→ **Work to be completed**: Extract the lines from the start through the line that holds "(952,16) rectangle (1212,568);", both included, omitting all images.

→ **Provided material**:

# # # #

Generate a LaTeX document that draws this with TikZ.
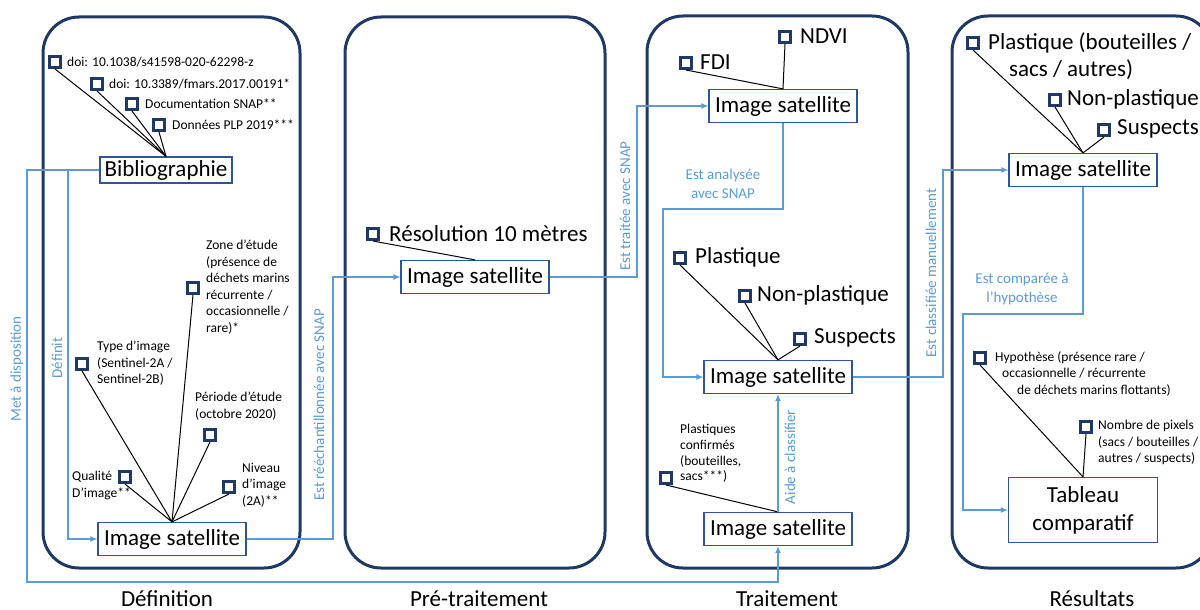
\documentclass[tikz,border=0pt]{standalone}
\usepackage{fontspec}
\setmainfont{Carlito}
\usetikzlibrary{arrows.meta}
\definecolor{navy}{HTML}{203864}
\definecolor{frameblue}{HTML}{2F5597}
\definecolor{linkblue}{HTML}{5B9BD5}
\newcommand{\smalltext}{\fontsize{13.5}{16.5}\selectfont}
\newcommand{\bigtext}{\fontsize{23}{27}\selectfont}
\newcommand{\linktext}{\fontsize{15}{19}\selectfont}

\begin{document}
\begin{tikzpicture}[
  x=1pt, y=-1pt,
  panel/.style={draw=navy, line width=3pt, rounded corners=36pt},
  sat_box/.style={draw=frameblue, line width=1.2pt, fill=white, minimum width=148pt, minimum height=33pt, inner sep=0pt, font=\bigtext},
  mark_box/.style={draw=navy, line width=3pt, fill=white, minimum size=11pt, inner sep=0pt},
  big_label/.style={inner sep=0pt, font=\bigtext},
  small_label/.style={inner sep=0pt, align=left, font=\smalltext},
  blue_link/.style={draw=linkblue, line width=1.2pt, -{Latex[length=7pt,width=6pt]}},
  link_label/.style={text=linkblue, inner sep=0pt, align=center, font=\linktext},
  black_tie/.style={draw=black, line width=1pt},
]
\useasboundingbox (0,0) rectangle (1200,610);
\clip (0,0) rectangle (1200,610);

\draw[panel] (43,17) rectangle (300,568);
\draw[panel] (345,17) rectangle (605,568);
\draw[panel] (647,16) rectangle (908,568);
\draw[panel] (952,16) rectangle (1212,568);

\draw (167,606) node [big_label, anchor=base] {Définition};
\draw (479,606) node [big_label, anchor=base] {Pré-traitement};
\draw (787,606) node [big_label, anchor=base] {Traitement};
\draw (1092,606) node [big_label, anchor=base] {Résultats};

% Definition
\draw (166,170) node (bib) [sat_box, minimum width=132pt, minimum height=26pt] {Bibliographie};
\draw (55,62) node (d1) [mark_box] {};
\draw (67,62) node [small_label, right] {doi: 10.1038/s41598-020-62298-z};
\draw (97,84) node (d2) [mark_box] {};
\draw (109,84) node [small_label, right] {doi: 10.3389/fmars.2017.00191*};
\draw (132,104) node (d3) [mark_box] {};
\draw (145,104) node [small_label, right] {Documentation SNAP**};
\draw (159,125) node (d4) [mark_box] {};
\draw (172,125) node [small_label, right] {Données PLP 2019***};
\draw[black_tie] (d1.south) -- (bib.north);
\draw[black_tie] (d2.south) -- (bib.north);
\draw[black_tie] (d3.south) -- (bib.north);
\draw[black_tie] (d4.south) -- (bib.north);

\draw (172,539) node (sat1) [sat_box] {Image satellite};
\draw (125,477) node (qual) [mark_box] {};
\draw (72,471) node [small_label, below right] {Qualité\\D’image**};
\draw (82,364) node (type) [mark_box] {};
\draw (97,341) node [small_label, below right] {Type d’image\\(Sentinel-2A /\\Sentinel-2B)};
\draw (193,288) node (zone) [mark_box] {};
\draw (206,240) node [small_label, below right] {Zone d’étude\\(présence de\\déchets marins\\récurrente /\\occasionnelle /\\rare)*};
\draw (210,435) node (peri) [mark_box] {};
\draw (195,392) node [small_label, below right] {Période d’étude\\(octobre 2020)};
\draw (229,487) node (nive) [mark_box] {};
\draw (242,463) node [small_label, below right] {Niveau\\d’image\\(2A)**};
\draw[black_tie] (qual.south) -- (sat1.north);
\draw[black_tie] (type.south) -- (sat1.north);
\draw[black_tie] (zone.south) -- (sat1.north);
\draw[black_tie] (peri.south) -- (sat1.north);
\draw[black_tie] (nive.south) -- (sat1.north);

% Pre-traitement
\draw (475,277) node (sat2) [sat_box] {Image satellite};
\draw (373,234) node (reso) [mark_box] {};
\draw (389,234) node [big_label, right] {Résolution 10 mètres};
\draw[black_tie] (reso.south) -- (sat2.north);

% Traitement
\draw (783,106) node (sat3a) [sat_box] {Image satellite};
\draw (686,63) node (fdi) [mark_box] {};
\draw (700,62) node [big_label, right] {FDI};
\draw (785,37) node (ndvi) [mark_box] {};
\draw (800,36) node [big_label, right] {NDVI};
\draw[black_tie] (fdi.south) -- (sat3a.north);
\draw[black_tie] (ndvi.south) -- (sat3a.north);

\draw (778,377) node (sat3b) [sat_box] {Image satellite};
\draw (680,258) node (plas) [mark_box] {};
\draw (695,257) node [big_label, right] {Plastique};
\draw (745,296) node (nonp) [mark_box] {};
\draw (757,295) node [big_label, right] {Non-plastique};
\draw (800,339) node (susp) [mark_box] {};
\draw (814,338) node [big_label, right] {Suspects};
\draw[black_tie] (plas.south) -- (sat3b.north);
\draw[black_tie] (nonp.south) -- (sat3b.north);
\draw[black_tie] (susp.south) -- (sat3b.north);

\draw (778,529) node (sat3c) [sat_box] {Image satellite};
\draw (666,478) node (conf) [mark_box] {};
\draw (680,424) node [small_label, below right, font=\fontsize{13.5}{15.8}\selectfont] {Plastiques\\confirmés\\(bouteilles,\\sacs***)};
\draw[black_tie] (conf.south) -- (sat3c.north);

% Resultats
\draw (1083,170) node (sat4) [sat_box] {Image satellite};
\draw (973,43) node (plas4) [mark_box] {};
\draw (988,32) node [big_label, below right, align=left, font=\fontsize{23}{27}\selectfont] {Plastique (bouteilles /\\\hspace*{21pt}sacs / autres)};
\draw (1055,100) node (nonp4) [mark_box] {};
\draw (1067,99) node [big_label, right] {Non-plastique};
\draw (1104,130) node (susp4) [mark_box] {};
\draw (1117,129) node [big_label, right] {Suspects};
\draw[black_tie] (plas4.south) -- (sat4.north);
\draw[black_tie] (nonp4.south) -- (sat4.north);
\draw[black_tie] (susp4.south) -- (sat4.north);

\draw (1083,510) node (tab) [sat_box, minimum width=149pt, minimum height=65pt, align=center, font=\fontsize{23}{28}\selectfont] {Tableau\\comparatif};
\draw (980,358) node (hypo) [mark_box] {};
\draw (995,351) node [small_label, below right] {Hypothèse (présence rare /\\\hspace*{7pt}occasionnelle / récurrente\\\hspace*{22pt}de déchets marins flottants)};
\draw (1086,427) node (pix) [mark_box] {};
\draw (1098,420) node [small_label, below right] {Nombre de pixels\\(sacs / bouteilles /\\autres / suspects)};
\draw[black_tie] (hypo.south) -- (tab.north);
\draw[black_tie] (pix.south) -- (tab.north);

% liens
\coordinate (met_c) at (27,582);
\draw[blue_link] (bib.west) -| (met_c) -| (sat3c.south);
\coordinate (def_c) at (68,400);
\draw[blue_link] (bib.west) -| (def_c) |- (sat1.west);
\coordinate (rs_c) at (333,400);
\draw[blue_link] (sat1.east) -| (rs_c) |- (sat2.west);
\coordinate (tr_c) at (637,200);
\draw[blue_link] (sat2.east) -| (tr_c) |- (sat3a.west);
\coordinate (an_c) at (663,209);
\draw[blue_link] (sat3a.south) |- (an_c) |- (sat3b.west);
\draw[blue_link] (sat3c.north) -- (sat3b.south);
\coordinate (cl_c) at (943,300);
\draw[blue_link] (sat3b.east) -| (cl_c) |- (sat4.west);
\coordinate (cp_c) at (963,314);
\draw[blue_link] (sat4.south) |- (cp_c) |- (tab.west);

\draw (17,369) node [link_label, rotate=90] {Met à disposition};
\draw (57,358) node [link_label, rotate=90] {Définit};
\draw (319,405) node [link_label, rotate=90] {Est rééchantillonnée avec SNAP};
\draw (625,206) node [link_label, rotate=90] {Est traitée avec SNAP};
\draw (723,184) node [link_label] {Est analysée\\avec SNAP};
\draw (790,457) node [link_label, rotate=90] {Aide à classifier};
\draw (931,273) node [link_label, rotate=90] {Est classifiée manuellement};
\draw (1022,289) node [link_label] {Est comparée à\\l’hypothèse};
\end{tikzpicture}
\end{document}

# # # #

→ **Answer for this exercise**:
Generate a LaTeX document that draws this with TikZ.
\documentclass[tikz,border=0pt]{standalone}
\usepackage{fontspec}
\setmainfont{Carlito}
\usetikzlibrary{arrows.meta}
\definecolor{navy}{HTML}{203864}
\definecolor{frameblue}{HTML}{2F5597}
\definecolor{linkblue}{HTML}{5B9BD5}
\newcommand{\smalltext}{\fontsize{13.5}{16.5}\selectfont}
\newcommand{\bigtext}{\fontsize{23}{27}\selectfont}
\newcommand{\linktext}{\fontsize{15}{19}\selectfont}

\begin{document}
\begin{tikzpicture}[
  x=1pt, y=-1pt,
  panel/.style={draw=navy, line width=3pt, rounded corners=36pt},
  sat_box/.style={draw=frameblue, line width=1.2pt, fill=white, minimum width=148pt, minimum height=33pt, inner sep=0pt, font=\bigtext},
  mark_box/.style={draw=navy, line width=3pt, fill=white, minimum size=11pt, inner sep=0pt},
  big_label/.style={inner sep=0pt, font=\bigtext},
  small_label/.style={inner sep=0pt, align=left, font=\smalltext},
  blue_link/.style={draw=linkblue, line width=1.2pt, -{Latex[length=7pt,width=6pt]}},
  link_label/.style={text=linkblue, inner sep=0pt, align=center, font=\linktext},
  black_tie/.style={draw=black, line width=1pt},
]
\useasboundingbox (0,0) rectangle (1200,610);
\clip (0,0) rectangle (1200,610);

\draw[panel] (43,17) rectangle (300,568);
\draw[panel] (345,17) rectangle (605,568);
\draw[panel] (647,16) rectangle (908,568);
\draw[panel] (952,16) rectangle (1212,568);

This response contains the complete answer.